_GIVEN INSTRUCTION_
Begin at the top of the entries below and write out every line through the one containing "x=alt.value(0), x2=alt.value(590), y=alt.value(0))", excluding pictures.

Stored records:

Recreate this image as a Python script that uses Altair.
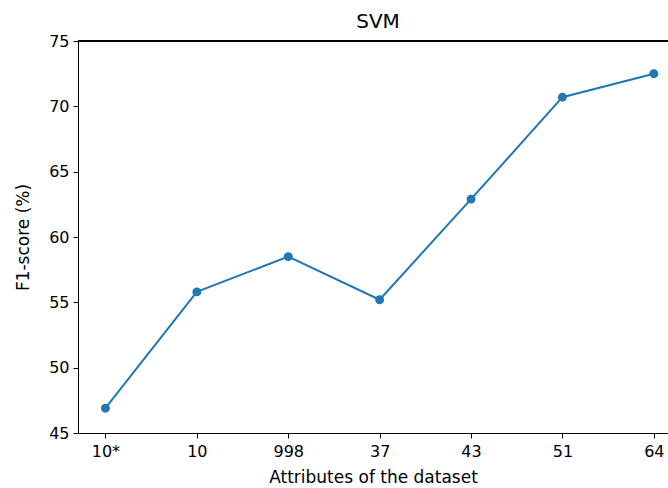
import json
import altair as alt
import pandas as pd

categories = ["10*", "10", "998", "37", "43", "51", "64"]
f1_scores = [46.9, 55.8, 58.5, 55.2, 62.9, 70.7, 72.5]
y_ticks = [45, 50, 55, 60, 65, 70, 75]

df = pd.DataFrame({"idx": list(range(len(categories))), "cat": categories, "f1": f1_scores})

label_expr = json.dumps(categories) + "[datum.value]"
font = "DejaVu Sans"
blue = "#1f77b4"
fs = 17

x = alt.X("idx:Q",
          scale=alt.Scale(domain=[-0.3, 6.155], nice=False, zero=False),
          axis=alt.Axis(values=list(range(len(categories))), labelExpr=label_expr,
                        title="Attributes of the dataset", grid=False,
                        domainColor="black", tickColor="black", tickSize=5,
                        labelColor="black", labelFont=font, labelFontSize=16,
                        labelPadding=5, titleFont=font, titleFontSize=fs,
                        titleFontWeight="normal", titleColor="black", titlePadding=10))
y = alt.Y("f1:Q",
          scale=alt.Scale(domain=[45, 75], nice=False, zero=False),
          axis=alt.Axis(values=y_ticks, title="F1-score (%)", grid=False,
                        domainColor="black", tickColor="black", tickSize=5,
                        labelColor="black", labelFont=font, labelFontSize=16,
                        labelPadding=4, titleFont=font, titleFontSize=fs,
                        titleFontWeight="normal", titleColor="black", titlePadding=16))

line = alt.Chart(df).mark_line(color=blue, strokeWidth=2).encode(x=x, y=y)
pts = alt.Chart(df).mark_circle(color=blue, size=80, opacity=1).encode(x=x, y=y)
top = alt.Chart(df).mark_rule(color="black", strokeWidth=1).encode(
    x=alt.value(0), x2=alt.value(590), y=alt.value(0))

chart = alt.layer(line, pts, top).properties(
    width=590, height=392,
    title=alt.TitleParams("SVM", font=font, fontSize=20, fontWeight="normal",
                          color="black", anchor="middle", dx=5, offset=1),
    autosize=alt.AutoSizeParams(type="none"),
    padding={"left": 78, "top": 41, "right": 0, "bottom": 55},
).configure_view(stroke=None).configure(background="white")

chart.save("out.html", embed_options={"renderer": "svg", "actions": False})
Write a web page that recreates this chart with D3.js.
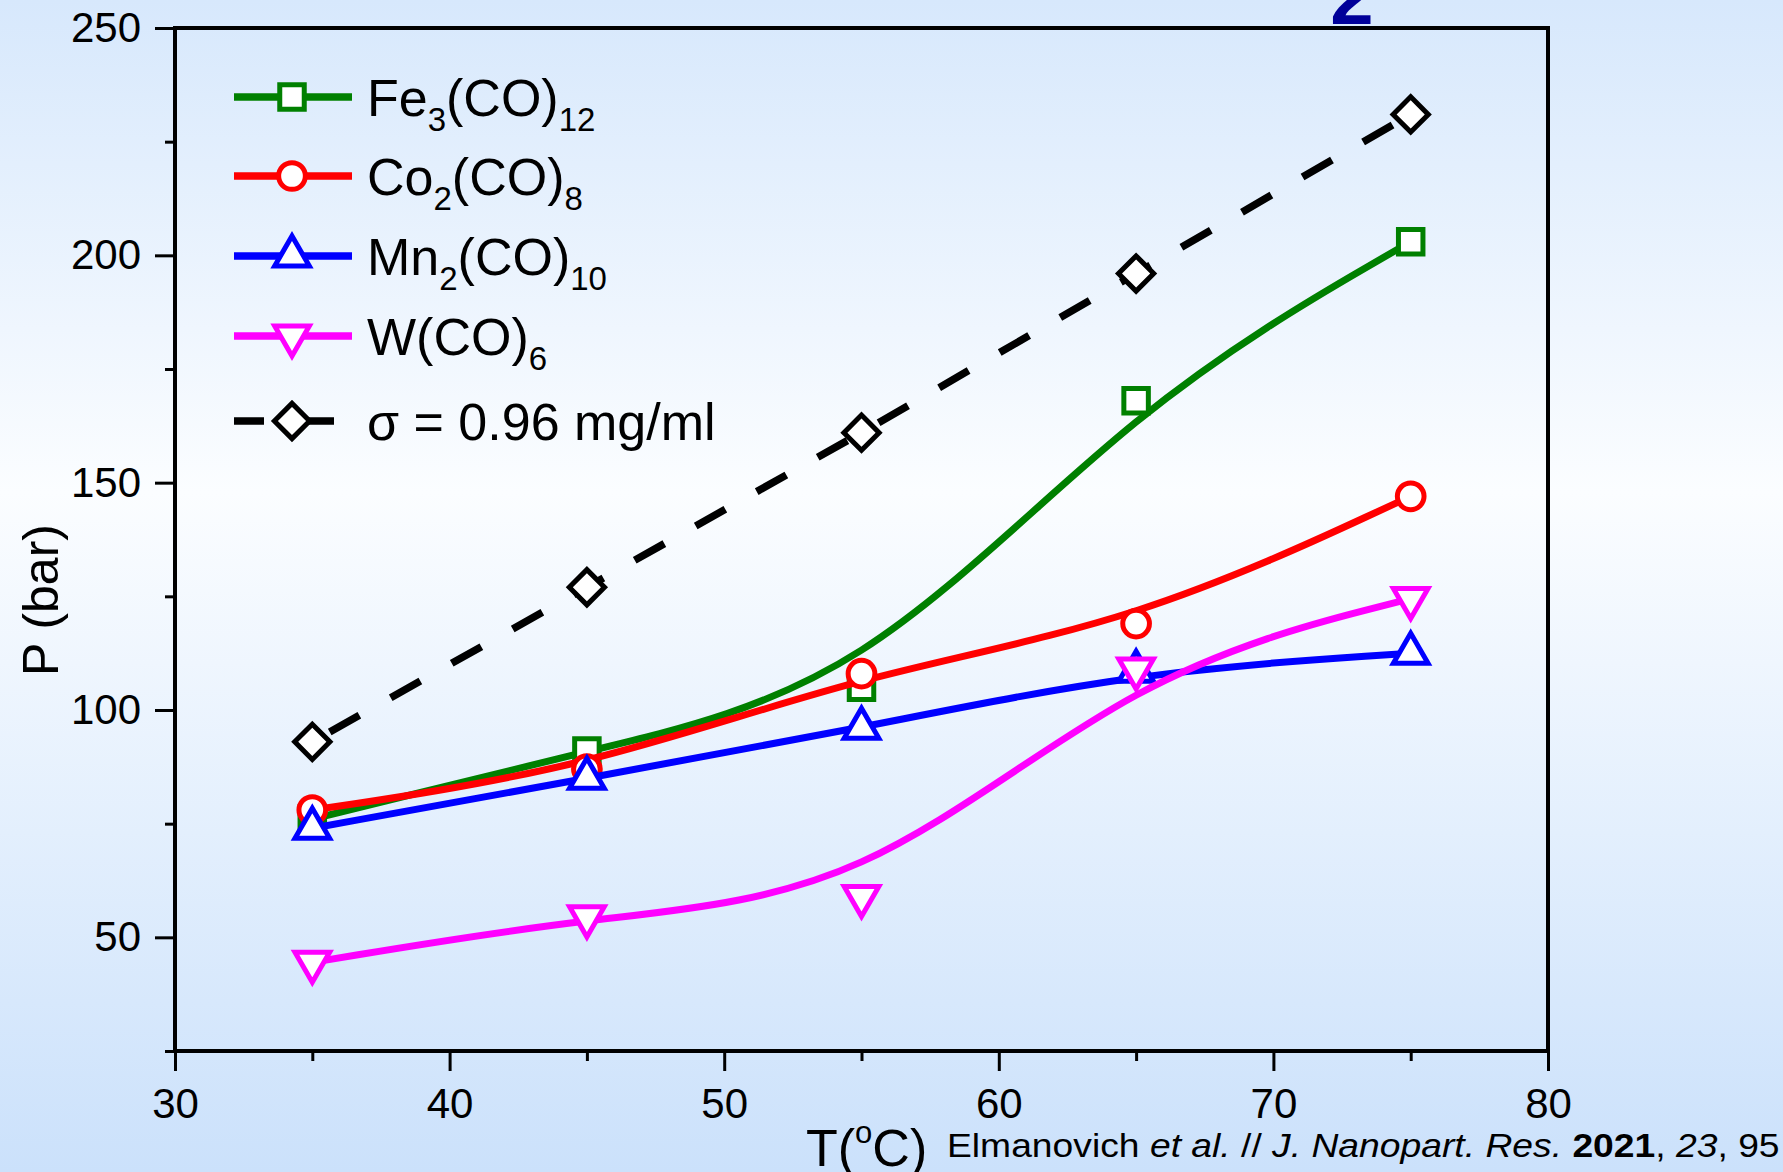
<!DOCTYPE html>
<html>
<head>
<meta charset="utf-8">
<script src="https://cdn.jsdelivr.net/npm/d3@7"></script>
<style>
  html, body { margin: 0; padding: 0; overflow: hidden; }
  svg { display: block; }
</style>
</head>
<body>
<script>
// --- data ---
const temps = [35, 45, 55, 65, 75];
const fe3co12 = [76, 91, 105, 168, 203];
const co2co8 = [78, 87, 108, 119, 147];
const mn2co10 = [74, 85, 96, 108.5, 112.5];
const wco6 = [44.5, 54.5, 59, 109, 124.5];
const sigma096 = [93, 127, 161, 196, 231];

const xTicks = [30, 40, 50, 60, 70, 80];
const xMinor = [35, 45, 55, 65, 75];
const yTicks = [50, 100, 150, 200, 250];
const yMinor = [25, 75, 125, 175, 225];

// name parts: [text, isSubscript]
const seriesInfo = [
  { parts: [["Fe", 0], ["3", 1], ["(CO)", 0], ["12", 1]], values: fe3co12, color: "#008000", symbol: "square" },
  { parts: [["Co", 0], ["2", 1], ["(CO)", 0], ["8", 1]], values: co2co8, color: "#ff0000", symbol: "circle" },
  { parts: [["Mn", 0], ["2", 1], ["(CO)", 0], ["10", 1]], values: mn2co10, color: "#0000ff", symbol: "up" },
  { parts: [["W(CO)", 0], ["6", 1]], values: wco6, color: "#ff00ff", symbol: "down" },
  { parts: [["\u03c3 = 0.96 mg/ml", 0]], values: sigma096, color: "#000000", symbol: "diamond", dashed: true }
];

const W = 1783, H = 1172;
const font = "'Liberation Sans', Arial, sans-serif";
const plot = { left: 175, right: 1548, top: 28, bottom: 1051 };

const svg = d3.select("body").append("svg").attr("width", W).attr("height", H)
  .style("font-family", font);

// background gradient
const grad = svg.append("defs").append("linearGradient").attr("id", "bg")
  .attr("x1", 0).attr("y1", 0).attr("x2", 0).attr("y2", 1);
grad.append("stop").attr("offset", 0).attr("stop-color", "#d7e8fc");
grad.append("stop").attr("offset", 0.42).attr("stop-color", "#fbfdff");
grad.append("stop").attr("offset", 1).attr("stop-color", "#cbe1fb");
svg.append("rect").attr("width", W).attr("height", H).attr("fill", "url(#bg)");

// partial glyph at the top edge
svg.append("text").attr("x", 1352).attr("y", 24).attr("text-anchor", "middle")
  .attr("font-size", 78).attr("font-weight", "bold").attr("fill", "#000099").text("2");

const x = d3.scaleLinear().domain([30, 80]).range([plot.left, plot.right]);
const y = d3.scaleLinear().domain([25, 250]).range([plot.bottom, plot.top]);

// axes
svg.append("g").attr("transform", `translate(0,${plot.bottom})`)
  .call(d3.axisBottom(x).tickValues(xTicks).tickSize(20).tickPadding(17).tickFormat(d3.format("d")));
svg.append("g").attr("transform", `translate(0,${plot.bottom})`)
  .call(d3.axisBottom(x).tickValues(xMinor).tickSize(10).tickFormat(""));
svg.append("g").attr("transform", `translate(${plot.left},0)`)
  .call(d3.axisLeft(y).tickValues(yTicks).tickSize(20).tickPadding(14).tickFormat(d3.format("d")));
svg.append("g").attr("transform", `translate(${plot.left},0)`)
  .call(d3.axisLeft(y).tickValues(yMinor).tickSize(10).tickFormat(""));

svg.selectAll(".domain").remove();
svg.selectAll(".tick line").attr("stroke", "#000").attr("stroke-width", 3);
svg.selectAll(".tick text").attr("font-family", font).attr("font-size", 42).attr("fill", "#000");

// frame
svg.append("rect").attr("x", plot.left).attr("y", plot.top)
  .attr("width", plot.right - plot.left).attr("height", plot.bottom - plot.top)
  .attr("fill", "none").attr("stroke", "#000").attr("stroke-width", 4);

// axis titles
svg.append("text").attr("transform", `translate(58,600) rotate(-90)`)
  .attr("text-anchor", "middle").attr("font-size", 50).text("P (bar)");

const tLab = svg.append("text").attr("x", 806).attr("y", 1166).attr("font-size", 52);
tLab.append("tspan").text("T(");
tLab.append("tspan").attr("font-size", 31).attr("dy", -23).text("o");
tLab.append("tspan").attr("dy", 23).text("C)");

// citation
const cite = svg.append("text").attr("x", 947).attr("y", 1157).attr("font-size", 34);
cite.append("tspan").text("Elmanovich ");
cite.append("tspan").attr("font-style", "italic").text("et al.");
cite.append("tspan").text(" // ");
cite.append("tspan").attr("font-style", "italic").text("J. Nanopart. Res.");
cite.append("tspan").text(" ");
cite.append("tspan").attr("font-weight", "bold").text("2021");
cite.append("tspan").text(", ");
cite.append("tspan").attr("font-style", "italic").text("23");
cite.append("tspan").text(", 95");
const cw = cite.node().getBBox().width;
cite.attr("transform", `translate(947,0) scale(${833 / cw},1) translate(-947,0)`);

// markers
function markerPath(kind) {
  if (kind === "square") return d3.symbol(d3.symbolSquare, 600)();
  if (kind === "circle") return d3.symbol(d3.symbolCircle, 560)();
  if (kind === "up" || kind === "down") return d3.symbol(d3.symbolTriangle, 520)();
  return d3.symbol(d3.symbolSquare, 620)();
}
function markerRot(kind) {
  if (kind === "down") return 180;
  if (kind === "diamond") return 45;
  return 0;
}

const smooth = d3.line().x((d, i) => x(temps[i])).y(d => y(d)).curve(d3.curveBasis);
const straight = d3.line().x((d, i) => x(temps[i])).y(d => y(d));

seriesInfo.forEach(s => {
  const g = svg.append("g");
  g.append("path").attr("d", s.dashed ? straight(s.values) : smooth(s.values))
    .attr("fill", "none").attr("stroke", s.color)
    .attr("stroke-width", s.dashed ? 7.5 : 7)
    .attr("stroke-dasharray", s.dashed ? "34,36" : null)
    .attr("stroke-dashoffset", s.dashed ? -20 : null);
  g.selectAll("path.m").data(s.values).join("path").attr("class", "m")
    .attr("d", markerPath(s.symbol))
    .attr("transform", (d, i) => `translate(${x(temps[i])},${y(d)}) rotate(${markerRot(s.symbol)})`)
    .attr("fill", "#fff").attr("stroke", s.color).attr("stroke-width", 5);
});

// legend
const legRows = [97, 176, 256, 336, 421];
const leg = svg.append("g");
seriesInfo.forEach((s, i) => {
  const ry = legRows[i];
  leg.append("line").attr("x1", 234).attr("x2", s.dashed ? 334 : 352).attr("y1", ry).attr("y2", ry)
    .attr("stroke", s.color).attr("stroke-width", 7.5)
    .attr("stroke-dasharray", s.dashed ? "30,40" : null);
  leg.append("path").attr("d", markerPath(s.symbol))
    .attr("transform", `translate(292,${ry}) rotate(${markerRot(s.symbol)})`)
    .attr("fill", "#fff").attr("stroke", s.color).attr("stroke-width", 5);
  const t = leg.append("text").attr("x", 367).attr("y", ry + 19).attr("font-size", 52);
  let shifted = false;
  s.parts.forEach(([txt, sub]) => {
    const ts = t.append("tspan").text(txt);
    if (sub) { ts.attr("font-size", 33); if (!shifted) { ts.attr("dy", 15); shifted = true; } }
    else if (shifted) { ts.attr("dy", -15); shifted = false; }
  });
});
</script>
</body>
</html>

_OUTPUT FOR THIS TASK_
Recreate this image as a Python script that uses Altair.
import json
import altair as alt
import pandas as pd

categories = ["10*", "10", "998", "37", "43", "51", "64"]
f1_scores = [46.9, 55.8, 58.5, 55.2, 62.9, 70.7, 72.5]
y_ticks = [45, 50, 55, 60, 65, 70, 75]

df = pd.DataFrame({"idx": list(range(len(categories))), "cat": categories, "f1": f1_scores})

label_expr = json.dumps(categories) + "[datum.value]"
font = "DejaVu Sans"
blue = "#1f77b4"
fs = 17

x = alt.X("idx:Q",
          scale=alt.Scale(domain=[-0.3, 6.155], nice=False, zero=False),
          axis=alt.Axis(values=list(range(len(categories))), labelExpr=label_expr,
                        title="Attributes of the dataset", grid=False,
                        domainColor="black", tickColor="black", tickSize=5,
                        labelColor="black", labelFont=font, labelFontSize=16,
                        labelPadding=5, titleFont=font, titleFontSize=fs,
                        titleFontWeight="normal", titleColor="black", titlePadding=10))
y = alt.Y("f1:Q",
          scale=alt.Scale(domain=[45, 75], nice=False, zero=False),
          axis=alt.Axis(values=y_ticks, title="F1-score (%)", grid=False,
                        domainColor="black", tickColor="black", tickSize=5,
                        labelColor="black", labelFont=font, labelFontSize=16,
                        labelPadding=4, titleFont=font, titleFontSize=fs,
                        titleFontWeight="normal", titleColor="black", titlePadding=16))

line = alt.Chart(df).mark_line(color=blue, strokeWidth=2).encode(x=x, y=y)
pts = alt.Chart(df).mark_circle(color=blue, size=80, opacity=1).encode(x=x, y=y)
top = alt.Chart(df).mark_rule(color="black", strokeWidth=1).encode(
    x=alt.value(0), x2=alt.value(590), y=alt.value(0))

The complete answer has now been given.